It’s been a long time since New Year’s Eve was a circled-in-red day on the calendar. The idea of packing into some hotel ballroom for a warm glass of champagne at midnight and 10 minutes of kissing strangers is a vision of hell. We had an impromptu gathering at our house in Ann Arbor to welcome in 2004, and that was fun, although the year that followed didn’t play out all that well, and only underlined the idea that less is more on December 31 of any year.
If I had more money to travel, it might be fun to greet the new year in an exotic locale, Guam or atop Mt. Fuji or someplace with cheap firecrackers and new customs. File that one under pipe dreams.
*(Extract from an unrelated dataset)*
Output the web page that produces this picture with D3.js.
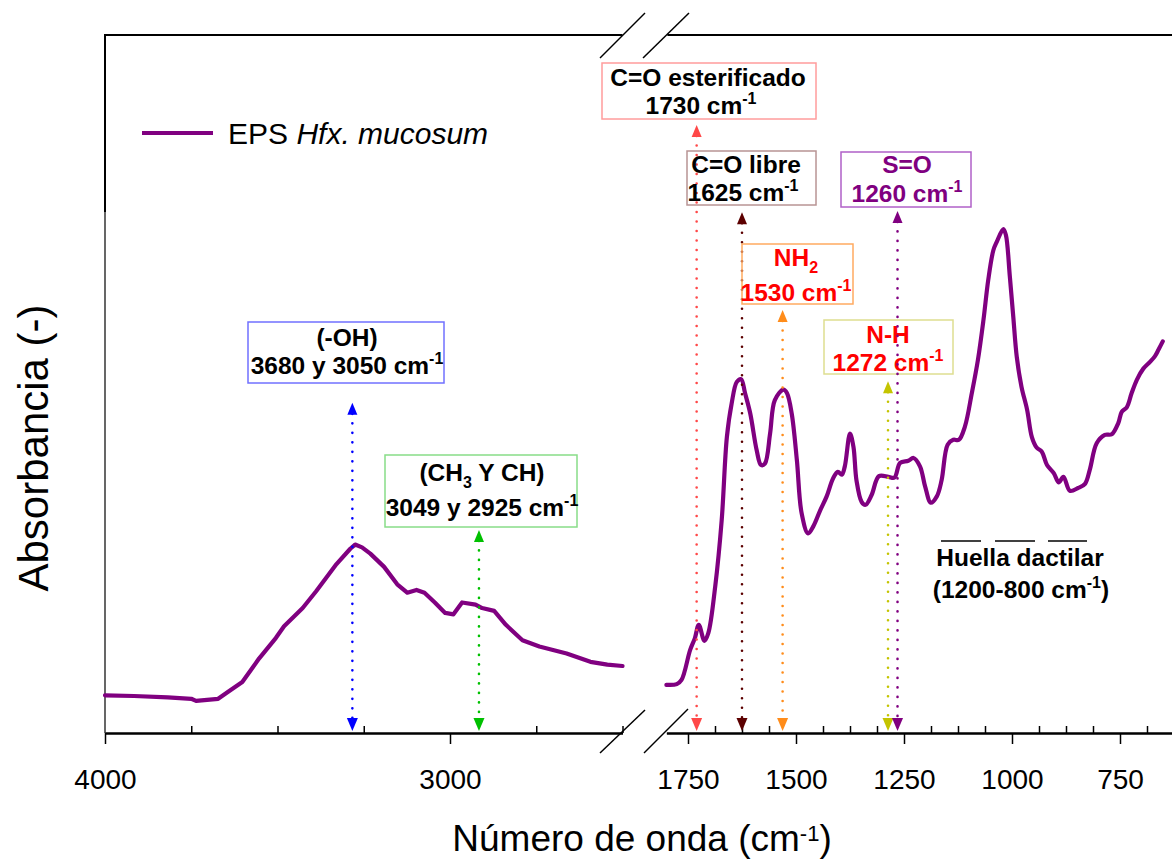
<!DOCTYPE html>
<html><head><meta charset="utf-8">
<script src="https://cdn.jsdelivr.net/npm/d3@7"></script>
<style>
html,body{margin:0;padding:0;background:#fff;}
svg{display:block;font-family:"Liberation Sans",Arial,sans-serif;}
</style></head>
<body>
<svg id="chart" width="1172" height="861"></svg>
<script>
// ---------- DATA ----------
const wnLeft  = [4000,3916,3818,3750,3736,3672,3643,3602,3553,3505,3481,3427,3388,3329,3289,3275,3255,3231,3191,3153,3124,3097,3074,3044,3014,2990,2965,2926,2907,2872,2838,2790,2741,2662,2593,2544,2500];
const absLeft = [0.054,0.053,0.051,0.049,0.046,0.049,0.059,0.073,0.107,0.136,0.153,0.179,0.203,0.242,0.264,0.270,0.266,0.257,0.238,0.213,0.201,0.205,0.201,0.187,0.172,0.170,0.187,0.184,0.179,0.175,0.155,0.133,0.124,0.114,0.102,0.098,0.096];

const wnRight  = [1800,1776,1765,1745,1734,1725,1712,1703,1687,1672,1660,1649,1637,1627,1618,1606,1591,1581,1572,1560,1549,1529,1521,1510,1498,1487,1472,1460,1444,1429,1414,1403,1394,1387,1375,1367,1360,1348,1339,1325,1308,1286,1272,1259,1240,1228,1213,1201,1188,1174,1163,1149,1136,1123,1109,1093,1079,1066,1055,1043,1035,1020,1014,1005,997,989,978,965,954,943,931,919,903,892,881,866,847,831,820,804,785,769,754,746,734,723,711,696,680,669,661,651];
const absRight = [0.069,0.070,0.076,0.119,0.136,0.155,0.132,0.143,0.210,0.305,0.424,0.472,0.503,0.507,0.487,0.458,0.405,0.384,0.386,0.429,0.477,0.492,0.487,0.458,0.391,0.315,0.286,0.296,0.319,0.339,0.365,0.374,0.370,0.382,0.429,0.410,0.362,0.331,0.327,0.341,0.368,0.367,0.366,0.387,0.390,0.394,0.382,0.353,0.330,0.339,0.362,0.413,0.420,0.420,0.439,0.487,0.534,0.592,0.649,0.692,0.704,0.722,0.713,0.654,0.596,0.539,0.496,0.463,0.424,0.409,0.403,0.384,0.372,0.359,0.367,0.347,0.351,0.357,0.377,0.415,0.427,0.428,0.444,0.460,0.467,0.487,0.506,0.522,0.532,0.540,0.549,0.561];

const leftMajorTicks  = [4000,3000];
const leftMinorTicks  = [3750,3500,3250,2750,2500];
const rightMajorTicks = [1750,1500,1250,1000,750];
const rightMinorTicks = [1687.5,1625,1562.5,1437.5,1375,1312.5,1187.5,1125,1062.5,937.5,875,812.5,687.5];

// annotations: wavenumber of arrow, top value of arrow, text lines
const annWn  = [3283, 2916, 1730, 1625, 1531, 1287, 1265];
const annTop = [0.473, 0.291, 0.871, 0.746, 0.606, 0.504, 0.748];
const annLine1 = [
  [["(-OH)"]],
  [["(CH"],["3","sub"],[" Y CH)"]],
  [["C=O esterificado"]],
  [["C=O libre"]],
  [["NH"],["2","sub"]],
  [["N-H"]],
  [["S=O"]]
];
const annLine2 = [
  [["3680 y 3050 cm"],["-1","sup"]],
  [["3049 y 2925 cm"],["-1","sup"]],
  [["1730 cm"],["-1","sup"]],
  [["1625 cm"],["-1","sup"]],
  [["1530 cm"],["-1","sup"]],
  [["1272 cm"],["-1","sup"]],
  [["1260 cm"],["-1","sup"]]
];
const seriesName = ["EPS ", "Hfx. mucosum"];

// ---------- LAYOUT / STYLE ----------
const Y0 = 733, Y1 = 35;
const annBox = [ // x0,y0,x1,y1, cx1,base1, cx2,base2
  [248,322,444,383, 347,346, 347,374],
  [385,455,577,527, 482,481, 482,516],
  [602,63,816,119, 708,86, 701,114],
  [687,151,816,205, 746,173, 743,201],
  [742,244,853,304, 796,266, 796,301],
  [824,320,953,374, 888,343, 888,371],
  [841,152,971,207, 907,173, 907,202]
];
const annArrowColor = ["#0000ff","#00c000","#ff4848","#5c0000","#ff8c1a","#c4c400","#800080"];
const annBoxColor   = ["#7070ff","#88dd88","#ff9c9c","#b89494","#ffaa60","#dede90","#b060c8"];
const annTextColor  = ["#000","#000","#000","#000","#ff0000","#ff0000","#800080"];
const curveColor = "#800080";
const annFont = 24.5;

const svg = d3.select("#chart");
const y  = d3.scaleLinear().domain([0,1]).range([Y0, Y1]);
const xL = d3.scaleLinear().domain([4000,2500]).range([105, 622.5]);
const xR = d3.scaleLinear().domain([1800,630]).range([666.4, 666.4 + 1170*0.432]);

// frame: top line, left spine
svg.append("line").attr("x1",105).attr("x2",xL(2500)).attr("y1",Y1).attr("y2",Y1).attr("stroke","#000").attr("stroke-width",2);
svg.append("line").attr("x1",xR(1800)+1).attr("x2",1172).attr("y1",Y1).attr("y2",Y1).attr("stroke","#000").attr("stroke-width",2);
svg.append("line").attr("x1",105).attr("x2",105).attr("y1",Y1-1).attr("y2",Y0).attr("stroke","#000").attr("stroke-width",1.2);
svg.append("line").attr("x1",105).attr("x2",105).attr("y1",Y1-1).attr("y2",212).attr("stroke","#000").attr("stroke-width",2);

// axes
function drawAxis(scale, majors, minors){
  const gMin = svg.append("g").attr("transform",`translate(0,${Y0})`)
    .call(d3.axisBottom(scale).tickValues(minors).tickSize(-7).tickSizeOuter(0).tickFormat(""));
  gMin.select(".domain").attr("stroke-width",2);
  gMin.selectAll(".tick line").attr("stroke-width",1.5);
  const gMaj = svg.append("g").attr("transform",`translate(0,${Y0})`)
    .call(d3.axisBottom(scale).tickValues(majors).tickSize(11).tickSizeOuter(0).tickPadding(25).tickFormat(d3.format("d")));
  gMaj.select(".domain").attr("stroke-width",2);
  gMaj.selectAll(".tick line").attr("stroke-width",1.5);
  gMaj.selectAll(".tick text").attr("font-size",28).attr("fill","#000")
      .attr("font-family","'Liberation Sans',Arial,sans-serif");
}
drawAxis(xL, leftMajorTicks, leftMinorTicks);
drawAxis(xR, rightMajorTicks, rightMinorTicks);

// break marks
const brk = [[600,58,645,13],[643,58,689,13],[600,753,645,710],[644,753,688,709]];
svg.selectAll(".brk").data(brk).enter().append("line")
  .attr("x1",d=>d[0]).attr("y1",d=>d[1]).attr("x2",d=>d[2]).attr("y2",d=>d[3])
  .attr("stroke","#000").attr("stroke-width",1.5);

// curves
const lineL = d3.line().x(d=>xL(d[0])).y(d=>y(d[1]));
const lineR = d3.line().x(d=>xR(d[0])).y(d=>y(d[1])).curve(d3.curveCatmullRom.alpha(0.5));
svg.append("path").attr("d", lineL(d3.zip(wnLeft, absLeft)))
  .attr("fill","none").attr("stroke",curveColor).attr("stroke-width",4.2).attr("stroke-linejoin","round").attr("stroke-linecap","round");
svg.append("path").attr("d", lineR(d3.zip(wnRight, absRight)))
  .attr("fill","none").attr("stroke",curveColor).attr("stroke-width",4.2).attr("stroke-linejoin","round").attr("stroke-linecap","round");

// annotations
function addSegs(textSel, segs, small){
  let shift = 0;
  segs.forEach(s=>{
    const ts = textSel.append("tspan").text(s[0]);
    let target = 0;
    if (s[1]==="sub") target = 7;
    if (s[1]==="sup") target = -10;
    ts.attr("dy", target - shift);
    shift = target;
    if (s[1]) ts.attr("font-size", small || 16);
  });
}
annWn.forEach((w,i)=>{
  const sc = w > 2000 ? xL : xR;
  const xa = sc(w), ytop = y(annTop[i]), ybot = Y0 - 2;
  const c = annArrowColor[i];
  svg.append("line").attr("x1",xa).attr("x2",xa).attr("y1",ytop+11).attr("y2",ybot-11)
    .attr("stroke",c).attr("stroke-width",2.6).attr("stroke-dasharray","0 9.5").attr("stroke-linecap","round");
  svg.append("path").attr("d",`M${xa},${ytop} L${xa-5},${ytop+12} L${xa+5},${ytop+12} Z`).attr("fill",c);
  svg.append("path").attr("d",`M${xa},${ybot} L${xa-5.5},${ybot-13} L${xa+5.5},${ybot-13} Z`).attr("fill",c);
  const b = annBox[i];
  svg.append("rect").attr("x",b[0]).attr("y",b[1]).attr("width",b[2]-b[0]).attr("height",b[3]-b[1])
    .attr("fill","none").attr("stroke",annBoxColor[i]).attr("stroke-width",1.5);
  const t1 = svg.append("text").attr("x",b[4]).attr("y",b[5]).attr("text-anchor","middle")
    .attr("font-size",annFont).attr("font-weight","bold").attr("fill",annTextColor[i]);
  addSegs(t1, annLine1[i]);
  const t2 = svg.append("text").attr("x",b[6]).attr("y",b[7]).attr("text-anchor","middle")
    .attr("font-size",annFont).attr("font-weight","bold").attr("fill",annTextColor[i]);
  addSegs(t2, annLine2[i]);
});

// fingerprint region note
[[941,981],[995,1035],[1048,1087]].forEach(s=>{
  svg.append("line").attr("x1",s[0]).attr("x2",s[1]).attr("y1",541).attr("y2",541).attr("stroke","#000").attr("stroke-width",1.5);
});
svg.append("text").attr("x",1020).attr("y",566).attr("text-anchor","middle").attr("font-size",annFont).attr("font-weight","bold").text("Huella dactilar");
const fp = svg.append("text").attr("x",1021).attr("y",598).attr("text-anchor","middle").attr("font-size",annFont).attr("font-weight","bold");
addSegs(fp, [["(1200-800 cm"],["-1","sup"],[")"]]);

// legend
svg.append("line").attr("x1",142).attr("x2",213).attr("y1",133).attr("y2",133).attr("stroke",curveColor).attr("stroke-width",4.2);
const lg = svg.append("text").attr("x",228).attr("y",144).attr("font-size",30).attr("fill","#000");
lg.append("tspan").text(seriesName[0]);
lg.append("tspan").attr("font-style","italic").text(seriesName[1]);

// axis titles
svg.append("text").attr("transform","translate(48,448) rotate(-90)").attr("text-anchor","middle")
  .attr("font-size",42).attr("fill","#000").text("Absorbancia (-)");
const xt = svg.append("text").attr("x",642).attr("y",851).attr("text-anchor","middle").attr("font-size",37).attr("fill","#000");
addSegs(xt, [["Número de onda (cm"],["-1","sup"],[")"]], 22);
</script>
</body></html>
Truth be told, one of the best New Year’s Eves I ever had was when I was a kid, and we went next door to celebrate with the neighbors, and the lady of the house made me one apple beignet after another until I couldn’t eat any more. She was Dutch and said it was traditional. Powdered sugar was better than champagne to a 10-year-old.
The problem is the expectation of fun, of course. Even an optimist can find it hard to be merry when you’re expected to be, and after a string of underwhelming years I just gave up. Now our custom is to make a nice dinner, open a better-than-average bottle of wine, pop in a better-than-average rented movie, switch over to Times Square at 11:55 p.m. and go to bed 20 minutes later. Now that I think of it, that was one of the more memorable nights in recent memory, watching “Spartacus” and finishing 19-whatever laughing over the oysters-or-snails scene.
Whatever your plans are tonight, I hope they’re fun and safe and whatever you’d like it to be — oysters or snails.
So, then. Bloggage? Not bloody much. Having completed my entire four-item to-do list yesterday, we celebrated by seeing “Avatar.” I walked in irritable, having inadvertently chosen a 2-D screening time and unwilling to wait three more hours for the next 3-D, and got more irritable as we sat through 15 minutes of ads and 15 minutes of previews of movies I’d forfeit a kidney to avoid (“Clash of the Titans,” anyone? “Release the kraken” — are they serious?). I spent the time thinking how many people I know are calling it “Dances With Blue Cats,” and assuming this was another waste of an afternoon.
Two hours later I was yelling, “Go, red dinosaur!” and reflecting that I hadn’t had this much fun watching the totally predictable since “Star Wars.” Funny how that goes — you watch the setup and reflect that the characters couldn’t be more crudely rendered if they were drawn in grease pencil, the story all but lit with neon signs, and yet you’re still completely entertained. It’s the journey, not the destination.
We’re going to have to see it again in 3-D. No, we won’t. 3-D Imax. Then I never have to see it again.
Actually, what amazes me about special-effects bonanzas like this is how the actors do it. It’s one thing to summon up emotion in a kitchen, another thing in a sound stage, another thing entirely while dressed in a special suit, sword-fighting in front of a green screen. I heard an interview with James Cameron in which he described who played the flying dinosaur Zoe Saldana leaps onto in the course of demonstrating warrior skills to her humanoid pupil — some grip big enough to endure take after take of being leapt upon by a skinny actress. Movie magic.
It’s probably just a pepperoni pizza repeatin’ on him, but the year closes out with a reminder the reaper was busy in 2009, and most of the names on his list were in boldface. Get well soon, Rusty. Because it would be bad karma to wish for a painful…fail, wouldn’t it? Bad. Karma.
Welcome to whatever new readers we’re getting today; we’re ending the old year with a small honor. This blog is included in a Detroit News feature on notable local sites, which I had to stay up late to read. My husband always washes his hands of these things, a wise move. There aren’t many rules in our lively comment section other than: Be interesting. And be aware, the content isn’t usually so lame. Every blogger gets a glide pattern once in a while. In another two weeks this blog celebrates its ninth birthday, plugging along more or less five days a week. It’s worth what you pay for it, and I hope it surprises you from time to time.
Happy new year to all, and fingers crossed for the good kind of surprises.